Records from a collection:
━━━━━━

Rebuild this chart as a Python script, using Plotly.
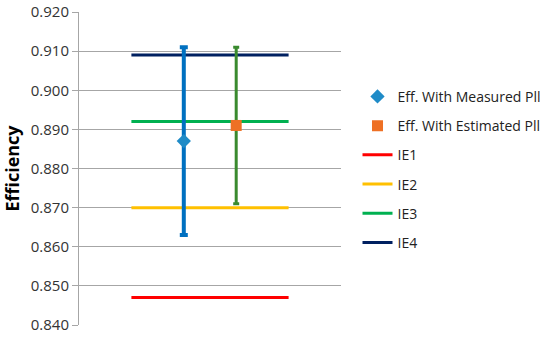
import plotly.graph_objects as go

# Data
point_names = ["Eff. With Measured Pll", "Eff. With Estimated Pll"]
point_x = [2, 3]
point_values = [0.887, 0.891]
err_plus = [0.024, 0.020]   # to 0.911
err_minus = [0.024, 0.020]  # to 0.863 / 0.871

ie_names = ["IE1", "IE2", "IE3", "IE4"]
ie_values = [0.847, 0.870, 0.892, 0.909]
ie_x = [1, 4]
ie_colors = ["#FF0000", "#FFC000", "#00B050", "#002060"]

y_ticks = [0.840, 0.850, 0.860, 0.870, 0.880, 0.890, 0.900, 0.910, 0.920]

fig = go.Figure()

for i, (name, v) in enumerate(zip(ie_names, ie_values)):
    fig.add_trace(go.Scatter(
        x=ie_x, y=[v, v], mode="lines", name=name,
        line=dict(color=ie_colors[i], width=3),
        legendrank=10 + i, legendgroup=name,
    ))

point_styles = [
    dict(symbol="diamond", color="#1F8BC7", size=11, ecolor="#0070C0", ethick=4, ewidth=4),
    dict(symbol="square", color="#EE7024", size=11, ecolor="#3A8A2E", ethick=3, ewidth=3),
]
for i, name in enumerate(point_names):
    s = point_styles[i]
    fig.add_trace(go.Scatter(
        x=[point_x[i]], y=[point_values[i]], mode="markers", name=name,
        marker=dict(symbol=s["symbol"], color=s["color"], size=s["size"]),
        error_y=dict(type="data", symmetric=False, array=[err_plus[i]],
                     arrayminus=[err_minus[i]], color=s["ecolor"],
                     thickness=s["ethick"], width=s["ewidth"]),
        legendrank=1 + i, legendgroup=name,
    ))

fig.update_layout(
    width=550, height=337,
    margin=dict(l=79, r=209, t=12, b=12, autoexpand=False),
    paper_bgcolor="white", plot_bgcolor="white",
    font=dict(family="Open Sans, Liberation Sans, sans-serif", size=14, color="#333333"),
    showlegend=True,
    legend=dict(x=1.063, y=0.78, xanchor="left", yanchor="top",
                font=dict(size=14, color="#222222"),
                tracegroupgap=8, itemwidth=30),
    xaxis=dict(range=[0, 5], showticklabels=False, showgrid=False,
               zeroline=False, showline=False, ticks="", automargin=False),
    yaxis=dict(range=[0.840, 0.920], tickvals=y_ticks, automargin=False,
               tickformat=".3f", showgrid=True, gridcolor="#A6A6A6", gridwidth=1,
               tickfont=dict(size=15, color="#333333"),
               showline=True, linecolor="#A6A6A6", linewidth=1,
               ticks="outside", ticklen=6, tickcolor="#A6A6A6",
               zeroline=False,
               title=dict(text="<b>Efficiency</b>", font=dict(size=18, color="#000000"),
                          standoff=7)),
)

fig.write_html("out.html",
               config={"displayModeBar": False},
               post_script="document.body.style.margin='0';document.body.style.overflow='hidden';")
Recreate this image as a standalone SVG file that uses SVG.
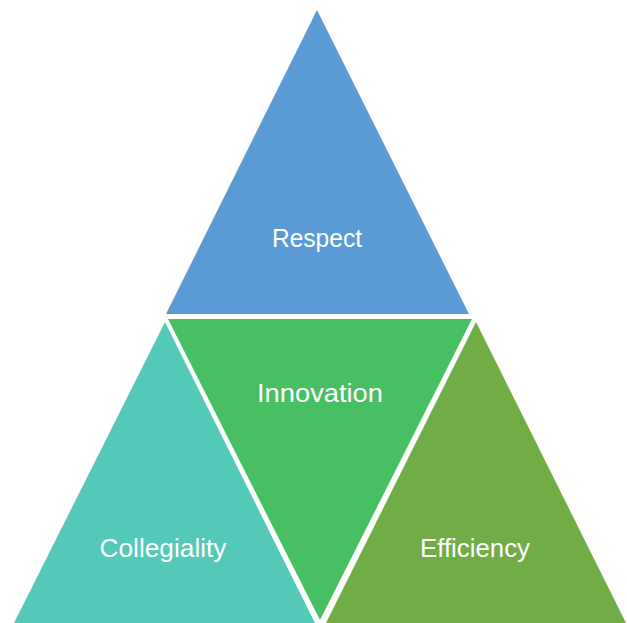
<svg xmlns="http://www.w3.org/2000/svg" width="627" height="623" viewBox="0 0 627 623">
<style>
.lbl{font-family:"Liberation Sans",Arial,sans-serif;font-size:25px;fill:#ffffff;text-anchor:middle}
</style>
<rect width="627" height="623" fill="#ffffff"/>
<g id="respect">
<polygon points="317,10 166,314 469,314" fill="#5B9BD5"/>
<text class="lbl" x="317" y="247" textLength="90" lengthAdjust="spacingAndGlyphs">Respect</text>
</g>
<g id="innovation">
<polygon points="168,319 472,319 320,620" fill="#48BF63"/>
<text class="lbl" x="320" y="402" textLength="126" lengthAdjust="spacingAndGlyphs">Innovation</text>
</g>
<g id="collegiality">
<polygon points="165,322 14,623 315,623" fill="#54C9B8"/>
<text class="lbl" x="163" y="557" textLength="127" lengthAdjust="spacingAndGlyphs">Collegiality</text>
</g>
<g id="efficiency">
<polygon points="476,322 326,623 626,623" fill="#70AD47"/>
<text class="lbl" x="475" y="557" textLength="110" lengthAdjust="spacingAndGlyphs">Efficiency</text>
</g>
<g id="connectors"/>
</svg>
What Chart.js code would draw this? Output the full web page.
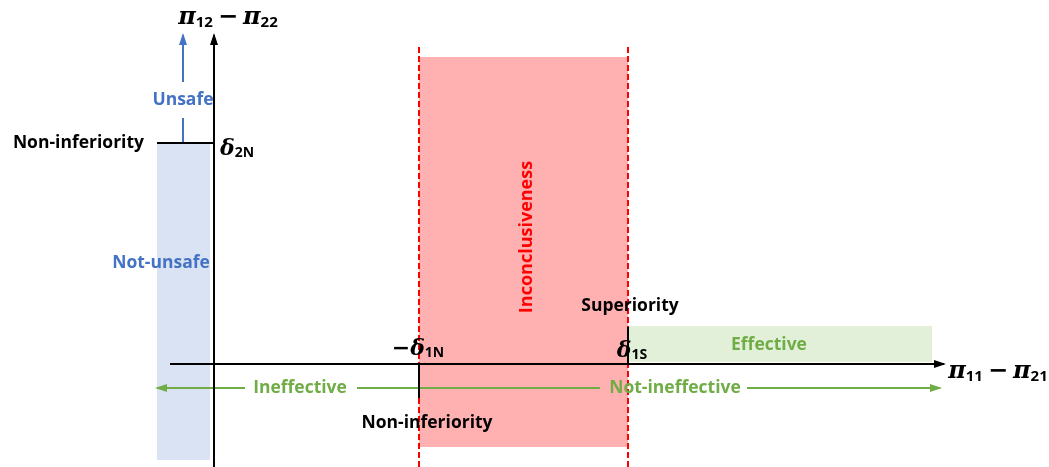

━━━━━━

The problem
Produce an exact copy of each line of data, skipping embedded images.

The answer
Rebuild this chart as a Python script, using Plotly.
import plotly.graph_objects as go

# Data
point_names = ["Eff. With Measured Pll", "Eff. With Estimated Pll"]
point_x = [2, 3]
point_values = [0.887, 0.891]
err_plus = [0.024, 0.020]   # to 0.911
err_minus = [0.024, 0.020]  # to 0.863 / 0.871

ie_names = ["IE1", "IE2", "IE3", "IE4"]
ie_values = [0.847, 0.870, 0.892, 0.909]
ie_x = [1, 4]
ie_colors = ["#FF0000", "#FFC000", "#00B050", "#002060"]

y_ticks = [0.840, 0.850, 0.860, 0.870, 0.880, 0.890, 0.900, 0.910, 0.920]

fig = go.Figure()

for i, (name, v) in enumerate(zip(ie_names, ie_values)):
    fig.add_trace(go.Scatter(
        x=ie_x, y=[v, v], mode="lines", name=name,
        line=dict(color=ie_colors[i], width=3),
        legendrank=10 + i, legendgroup=name,
    ))

point_styles = [
    dict(symbol="diamond", color="#1F8BC7", size=11, ecolor="#0070C0", ethick=4, ewidth=4),
    dict(symbol="square", color="#EE7024", size=11, ecolor="#3A8A2E", ethick=3, ewidth=3),
]
for i, name in enumerate(point_names):
    s = point_styles[i]
    fig.add_trace(go.Scatter(
        x=[point_x[i]], y=[point_values[i]], mode="markers", name=name,
        marker=dict(symbol=s["symbol"], color=s["color"], size=s["size"]),
        error_y=dict(type="data", symmetric=False, array=[err_plus[i]],
                     arrayminus=[err_minus[i]], color=s["ecolor"],
                     thickness=s["ethick"], width=s["ewidth"]),
        legendrank=1 + i, legendgroup=name,
    ))

fig.update_layout(
    width=550, height=337,
    margin=dict(l=79, r=209, t=12, b=12, autoexpand=False),
    paper_bgcolor="white", plot_bgcolor="white",
    font=dict(family="Open Sans, Liberation Sans, sans-serif", size=14, color="#333333"),
    showlegend=True,
    legend=dict(x=1.063, y=0.78, xanchor="left", yanchor="top",
                font=dict(size=14, color="#222222"),
                tracegroupgap=8, itemwidth=30),
    xaxis=dict(range=[0, 5], showticklabels=False, showgrid=False,
               zeroline=False, showline=False, ticks="", automargin=False),
    yaxis=dict(range=[0.840, 0.920], tickvals=y_ticks, automargin=False,
               tickformat=".3f", showgrid=True, gridcolor="#A6A6A6", gridwidth=1,
               tickfont=dict(size=15, color="#333333"),
               showline=True, linecolor="#A6A6A6", linewidth=1,
               ticks="outside", ticklen=6, tickcolor="#A6A6A6",
               zeroline=False,
               title=dict(text="<b>Efficiency</b>", font=dict(size=18, color="#000000"),
                          standoff=7)),
)

fig.write_html("out.html",
               config={"displayModeBar": False},
               post_script="document.body.style.margin='0';document.body.style.overflow='hidden';")
Recreate this image as a standalone SVG file that uses SVG.
<svg xmlns="http://www.w3.org/2000/svg" width="627" height="623" viewBox="0 0 627 623">
<style>
.lbl{font-family:"Liberation Sans",Arial,sans-serif;font-size:25px;fill:#ffffff;text-anchor:middle}
</style>
<rect width="627" height="623" fill="#ffffff"/>
<g id="respect">
<polygon points="317,10 166,314 469,314" fill="#5B9BD5"/>
<text class="lbl" x="317" y="247" textLength="90" lengthAdjust="spacingAndGlyphs">Respect</text>
</g>
<g id="innovation">
<polygon points="168,319 472,319 320,620" fill="#48BF63"/>
<text class="lbl" x="320" y="402" textLength="126" lengthAdjust="spacingAndGlyphs">Innovation</text>
</g>
<g id="collegiality">
<polygon points="165,322 14,623 315,623" fill="#54C9B8"/>
<text class="lbl" x="163" y="557" textLength="127" lengthAdjust="spacingAndGlyphs">Collegiality</text>
</g>
<g id="efficiency">
<polygon points="476,322 326,623 626,623" fill="#70AD47"/>
<text class="lbl" x="475" y="557" textLength="110" lengthAdjust="spacingAndGlyphs">Efficiency</text>
</g>
<g id="connectors"/>
</svg>
What Chart.js code would draw this? Output the full web page.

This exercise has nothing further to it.